--- TASK INPUT ---

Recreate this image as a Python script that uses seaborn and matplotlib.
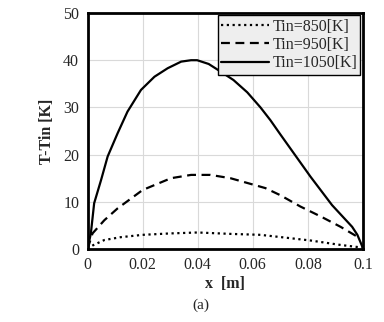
import numpy as np
import pandas as pd
import matplotlib
matplotlib.use("Agg")
import matplotlib.pyplot as plt
import matplotlib.ticker as ticker
import seaborn as sns

sns.set_style("white")
plt.rcParams["font.family"] = ["Liberation Serif", "DejaVu Serif"]

x_850 = [0.0, 0.002, 0.0061, 0.012, 0.02, 0.03, 0.04, 0.052, 0.0628, 0.072, 0.081, 0.092, 0.0998]
t_850 = [0.0, 0.8, 1.9, 2.5, 3.0, 3.3, 3.5, 3.2, 3.0, 2.4, 1.8, 0.85, 0.3]

x_950 = [0.0, 0.0018, 0.0061, 0.0109, 0.02, 0.0303, 0.0376, 0.0446, 0.0519, 0.0604, 0.0646,
         0.070, 0.0773, 0.085, 0.0919, 0.098]
t_950 = [0.0, 3.3, 6.1, 8.6, 12.5, 15.0, 15.7, 15.7, 15.0, 13.6, 12.9, 11.4, 9.0, 6.8, 4.7, 2.6]

x_1050 = [0.0, 0.0012, 0.0024, 0.0049, 0.0073, 0.0109, 0.0145, 0.0194, 0.0243, 0.0291, 0.034,
          0.0376, 0.0398, 0.044, 0.0483, 0.053, 0.058, 0.0628, 0.0664, 0.070, 0.0755, 0.081,
          0.0888, 0.0961, 0.098, 0.0998]
t_1050 = [0.0, 3.3, 9.7, 14.6, 19.6, 24.5, 29.1, 33.7, 36.5, 38.3, 39.7,
          40.0, 40.0, 39.2, 37.6, 35.8, 33.2, 30.0, 27.3, 24.3, 19.8, 15.3,
          9.3, 4.7, 3.0, 0.5]

labels = ["Tin=850[K]", "Tin=950[K]", "Tin=1050[K]"]

df = pd.concat([
    pd.DataFrame({"x": x_850, "T": t_850, "case": labels[0]}),
    pd.DataFrame({"x": x_950, "T": t_950, "case": labels[1]}),
    pd.DataFrame({"x": x_1050, "T": t_1050, "case": labels[2]}),
])

fig = plt.figure(figsize=(3.84, 3.22), dpi=100)
ax = fig.add_axes([0.228, 0.2267, 0.717, 0.7329])

styles = {labels[0]: (0, (1, 1.6)), labels[1]: (0, (4, 2.5)), labels[2]: "-"}
for lab in labels:
    sns.lineplot(data=df[df["case"] == lab], x="x", y="T", ax=ax, color="black",
                 linewidth=1.6, linestyle=styles[lab], label=lab, sort=False)

ax.set_xlim(0, 0.1)
ax.set_ylim(0, 50)
ax.xaxis.set_major_locator(ticker.MultipleLocator(0.02))
ax.xaxis.set_minor_locator(ticker.MultipleLocator(0.004))
ax.yaxis.set_major_locator(ticker.MultipleLocator(10))
ax.yaxis.set_minor_locator(ticker.MultipleLocator(2))
ax.xaxis.set_major_formatter(ticker.FuncFormatter(lambda v, p: f"{v:g}"))
ax.grid(True, which="major", color="#d9d9d9", linewidth=0.8)

ax.tick_params(which="major", direction="inout", length=6, width=1.5, labelsize=11.5, pad=3)
ax.tick_params(which="minor", direction="in", length=3, width=1.5)
for s in ax.spines.values():
    s.set_linewidth(2)
    s.set_color("black")

ax.set_xlabel("x  [m]", fontsize=11.5, fontweight="bold", labelpad=2)
ax.set_ylabel("T-Tin [K]", fontsize=11.5, fontweight="bold", labelpad=6)

leg = ax.legend(loc="upper right", fontsize=11.5, frameon=True, fancybox=False,
                handlelength=3.0, handletextpad=0.2, borderpad=0.2, labelspacing=0.15,
                borderaxespad=0.15)
leg.get_frame().set_facecolor("#eeeeee")
leg.get_frame().set_edgecolor("black")
leg.get_frame().set_alpha(1)
leg.get_frame().set_linewidth(1)

fig.text(0.523, 0.04, "(a)", fontsize=11, ha="center")

fig.savefig("out.png", dpi=100)
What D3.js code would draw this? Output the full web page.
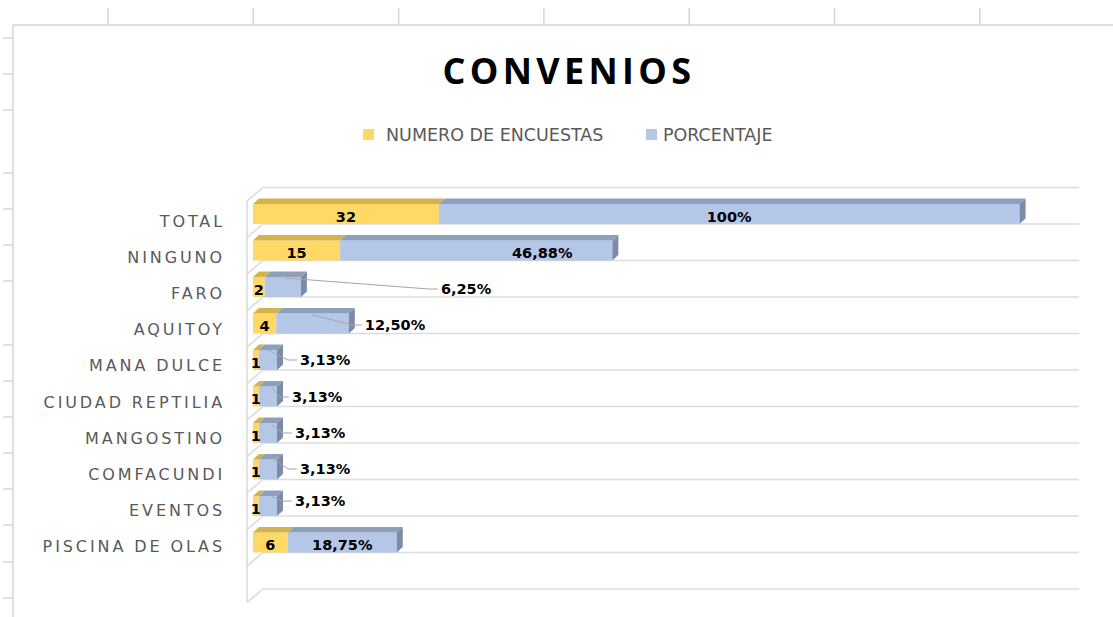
<!DOCTYPE html>
<html>
<head>
<meta charset="utf-8">
<title>Convenios</title>
<style>
  body { margin: 0; background: #fff; }
  svg { display: block; font-family: "DejaVu Sans", sans-serif; }
  .sheet { stroke: #d6d6d6; stroke-width: 1.5; }
  .grid { stroke: #dcdcdc; stroke-width: 1.6; fill: none; }
  .cat { fill: #595959; font-size: 16px; letter-spacing: 2.9px; }
  .val { fill: #000; font-size: 14.5px; font-weight: bold; }
  .leader { stroke: #a6a6a6; stroke-width: 1; fill: none; }
  .legend text { fill: #595959; font-size: 17.5px; }
</style>
</head>
<body>
<div id="chart"></div>
<script src="https://cdn.jsdelivr.net/npm/d3@7/dist/d3.min.js"></script>
<script>
// chart data
var categories = ["TOTAL", "NINGUNO", "FARO", "AQUITOY", "MANA DULCE",
                  "CIUDAD REPTILIA", "MANGOSTINO", "COMFACUNDI", "EVENTOS", "PISCINA DE OLAS"];
var encuestas  = [32, 15, 2, 4, 1, 1, 1, 1, 1, 6];
var porcentaje = [100, 46.88, 6.25, 12.5, 3.13, 3.13, 3.13, 3.13, 3.13, 18.75];
var seriesNames = ["NUMERO DE ENCUESTAS", "PORCENTAJE"];
var title = "CONVENIOS";

// layout only: where excel put the moved percentage labels (relative to bar end)
var calloutLayout = {
  "FARO":            { dx: 140, dy: -8,   ax: -16, ay: -19 },
  "AQUITOY":         { dx: 16,  dy: -8.5, ax: -36, ay: -18.5 },
  "MANA DULCE":      { dx: 23,  dy: -10,  ax: -9,  ay: -20 },
  "CIUDAD REPTILIA": { dx: 15,  dy: -9.5, ax: -5,  ay: -18.5 },
  "MANGOSTINO":      { dx: 18,  dy: -10,  ax: -5,  ay: -18 },
  "COMFACUNDI":      { dx: 23,  dy: -10.5,ax: -5,  ay: -21.5 },
  "EVENTOS":         { dx: 18,  dy: -15,  ax: -5,  ay: -19 }
};
var insideShift = { "NINGUNO": 66 };

var W = 1113, H = 617;
var colors = {
  yellow: "#ffd966", yellowTop: "#d4b34f",
  blue: "#b4c7e7", blueTop: "#8d9fba", blueSide: "#7c8ca6"
};

var svg = d3.select("#chart").append("svg")
  .attr("width", W).attr("height", H);

// spreadsheet behind the chart
var colLines = d3.range(7).map(function (i) { return 108 + i * 145.3; });
var rowTicks = [38, 74, 110, 173, 209, 245, 281, 345, 381, 417, 453, 489, 525, 562, 598];
svg.selectAll(".col").data(colLines).enter().append("line")
  .attr("class", "sheet").attr("x1", function (d) { return d; }).attr("x2", function (d) { return d; })
  .attr("y1", 8).attr("y2", 25);
svg.selectAll(".row").data(rowTicks).enter().append("line")
  .attr("class", "sheet").attr("x1", 3).attr("x2", 13)
  .attr("y1", function (d) { return d; }).attr("y2", function (d) { return d; });
svg.append("line").attr("class", "sheet").attr("x1", 13).attr("x2", W).attr("y1", 25).attr("y2", 25);
svg.append("line").attr("class", "sheet").attr("x1", 13).attr("x2", 13).attr("y1", 25).attr("y2", H);

// title + legend
svg.append("text").attr("x", 569).attr("y", 84).attr("text-anchor", "middle")
  .style("font-family", "'Open Sans', sans-serif")
  .style("font-size", "36px").style("font-weight", "bold").style("letter-spacing", "4.3px")
  .attr("fill", "#000").text(title);

var legend = svg.append("g").attr("class", "legend");
var legendPos = [{ sx: 363, tx: 386, c: colors.yellow }, { sx: 646, tx: 663, c: colors.blue }];
seriesNames.forEach(function (name, i) {
  legend.append("rect").attr("x", legendPos[i].sx).attr("y", 129)
    .attr("width", 11).attr("height", 11).attr("fill", legendPos[i].c);
  legend.append("text").attr("x", legendPos[i].tx).attr("y", 140.5).text(name);
});

// scales
var x = d3.scaleLinear().domain([0, 140]).range([253, 1066]);
var y = d3.scaleBand().domain(categories).range([187.5, 552.5]);
var labelY = d3.scalePoint().domain(categories).range([227.3, 551.7]);

var wall = { dx: 16, dy: -13.5 };
var depth = { dx: 6, dy: -5.5 };
var barH = 20;

// back wall gridlines + left wall
var plot = svg.append("g");
var step = y.step();
var gridYs = d3.range(categories.length + 2).map(function (i) { return y.range()[0] + i * step; });
var wallX = x(0) - 6;
plot.selectAll(".gl").data(gridYs).enter().append("line")
  .attr("class", "grid")
  .attr("x1", wallX + wall.dx).attr("x2", x(140) + 13)
  .attr("y1", function (d) { return d; }).attr("y2", function (d) { return d; });
plot.selectAll(".gd").data(gridYs).enter().append("line")
  .attr("class", "grid")
  .attr("x1", wallX).attr("y1", function (d) { return d - wall.dy; })
  .attr("x2", wallX + wall.dx).attr("y2", function (d) { return d; });
plot.append("line").attr("class", "grid")
  .attr("x1", wallX).attr("x2", wallX)
  .attr("y1", gridYs[0] - wall.dy).attr("y2", gridYs[gridYs.length - 1] - wall.dy);

// 3d-ish bar pieces
function drawBox(g, x0, x1, yb, front, top, side) {
  var yt = yb - barH;
  g.append("rect").attr("x", x0).attr("y", yt).attr("width", x1 - x0).attr("height", barH).attr("fill", front);
  g.append("path").attr("fill", top)
    .attr("d", "M" + x0 + "," + yt + "L" + (x0 + depth.dx) + "," + (yt + depth.dy) +
      "L" + (x1 + depth.dx) + "," + (yt + depth.dy) + "L" + x1 + "," + yt + "Z");
  if (side) {
    g.append("path").attr("fill", side)
      .attr("d", "M" + x1 + "," + yt + "L" + (x1 + depth.dx) + "," + (yt + depth.dy) +
        "L" + (x1 + depth.dx) + "," + (yb + depth.dy) + "L" + x1 + "," + yb + "Z");
  }
}

var locale = d3.formatLocale({ decimal: ",", thousands: ".", grouping: [3], currency: ["", ""] });
var fmt = locale.format(".2f");
function pctText(v) { return (Number.isInteger(v) ? v : fmt(v)) + "%"; }

var bars = svg.append("g");
var labels = svg.append("g");
categories.forEach(function (c, i) {
  var yb = y(c) + step;
  var a = encuestas[i], p = porcentaje[i];
  var g = bars.append("g");
  drawBox(g, x(0), x(a), yb, colors.yellow, colors.yellowTop, null);
  drawBox(g, x(a), x(a + p), yb, colors.blue, colors.blueTop, colors.blueSide);

  labels.append("text").attr("class", "val").attr("text-anchor", "middle")
    .attr("x", (x(0) + x(a)) / 2).attr("y", yb - 2.5).text(a);

  var co = calloutLayout[c];
  if (co) {
    var xe = x(a + p);
    var lx = xe + co.dx, ly = yb + co.dy;
    labels.append("polyline").attr("class", "leader")
      .attr("points", [[xe + co.ax, yb + co.ay], [lx - 12, ly], [lx - 3, ly]].join(" "));
    labels.append("text").attr("class", "val").attr("x", lx).attr("y", ly + 5).text(pctText(p));
  } else {
    labels.append("text").attr("class", "val").attr("text-anchor", "middle")
      .attr("x", (x(a) + x(a + p)) / 2 + (insideShift[c] || 0)).attr("y", yb - 2.5).text(pctText(p));
  }
});

// category labels
svg.append("g").selectAll("text").data(categories).enter().append("text")
  .attr("class", "cat").attr("text-anchor", "end")
  .attr("x", 225).attr("y", function (d) { return labelY(d); })
  .text(function (d) { return d; });
</script>
</body>
</html>
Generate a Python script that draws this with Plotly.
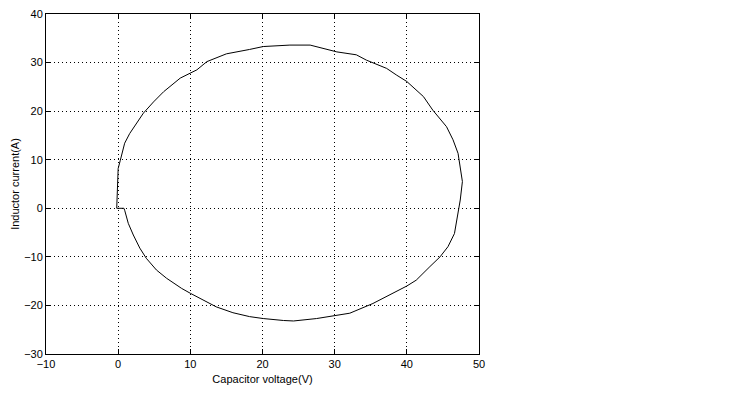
import plotly.graph_objects as go

# phase-plane trajectory
capacitor_voltage = [
    -0.2, 0.0, 0.3, 0.9, 1.6, 2.6, 3.5, 4.9, 6.3, 8.6, 10.9, 12.3, 15.0, 18.2,
    20.1, 23.8, 26.6, 30.3, 33.0, 34.4, 37.2, 38.6, 40.0, 42.3, 43.6, 45.5,
    46.4, 47.1, 47.4, 47.7, 47.4, 47.1, 46.6, 45.7, 44.6, 43.2, 41.3, 40.0,
    37.6, 35.3, 32.1, 30.1, 27.5, 24.3, 22.9, 20.1, 18.2, 15.9, 13.6, 10.0,
    8.8, 6.7, 5.3, 3.9, 3.0, 2.1, 1.4, 0.9, 0.8, -0.2,
]
inductor_current = [
    0.0, 8.2, 9.9, 13.4, 15.4, 17.5, 19.6, 21.9, 24.0, 26.8, 28.5, 30.2, 31.8, 32.7,
    33.3, 33.6, 33.6, 32.2, 31.6, 30.5, 28.8, 27.4, 26.1, 23.0, 20.2, 16.8,
    14.1, 11.3, 8.6, 5.5, 1.7, -1.0, -5.2, -7.9, -10.0, -12.0, -14.8, -16.0,
    -17.9, -19.6, -21.6, -22.1, -22.7, -23.2, -23.1, -22.7, -22.3, -21.5, -20.3, -17.5,
    -16.5, -14.4, -12.7, -10.3, -8.2, -5.5, -3.1, -0.4, 0.0, 0.0,
]

x_ticks = [-10, 0, 10, 20, 30, 40, 50]
y_ticks = [-30, -20, -10, 0, 10, 20, 30, 40]

fig = go.Figure()

fig.add_trace(go.Scatter(
    x=capacitor_voltage,
    y=inductor_current,
    mode='lines',
    line=dict(color='black', width=1),
    showlegend=False,
    hoverinfo='skip'
))

axis_style = dict(
    showline=True,
    linecolor='black',
    linewidth=1,
    mirror='ticks',
    ticks='inside',
    ticklen=5,
    tickcolor='black',
    showgrid=True,
    gridcolor='black',
    griddash='1px,3px',
    gridwidth=1,
    zeroline=False,
    automargin=False,
    ticklabeloverflow='allow',
    tickfont=dict(size=11, color='black'),
)

fig.update_xaxes(
    range=[-10, 50],
    tickvals=x_ticks,
    title=dict(text='Capacitor voltage(V)', font=dict(size=11, color='black'), standoff=6),
    **axis_style
)
fig.update_yaxes(
    range=[-30, 40],
    tickvals=y_ticks,
    title=dict(text='Inductor current(A)', font=dict(size=11, color='black'), standoff=2),
    **axis_style
)

# the page body adds 8px, so margins are trimmed to land the axes where the reference has them
fig.update_layout(
    width=750,
    height=415,
    margin=dict(l=38, r=279, t=6, b=69),
    plot_bgcolor='white',
    paper_bgcolor='white',
    font=dict(family='Liberation Sans, Arial, sans-serif', size=11, color='black'),
)

fig.write_html("out.html")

---

TASK DESCRIPTION:
Take the lines above from the top of the records through the one with "import seaborn as sns" and repeat them exactly, without any pictures.

RESULT OF THE EXERCISE:
Recreate this image as a Python script that uses seaborn and matplotlib.
import numpy as np
import pandas as pd
import matplotlib
matplotlib.use("Agg")
import matplotlib.pyplot as plt
import matplotlib.ticker as ticker
import seaborn as sns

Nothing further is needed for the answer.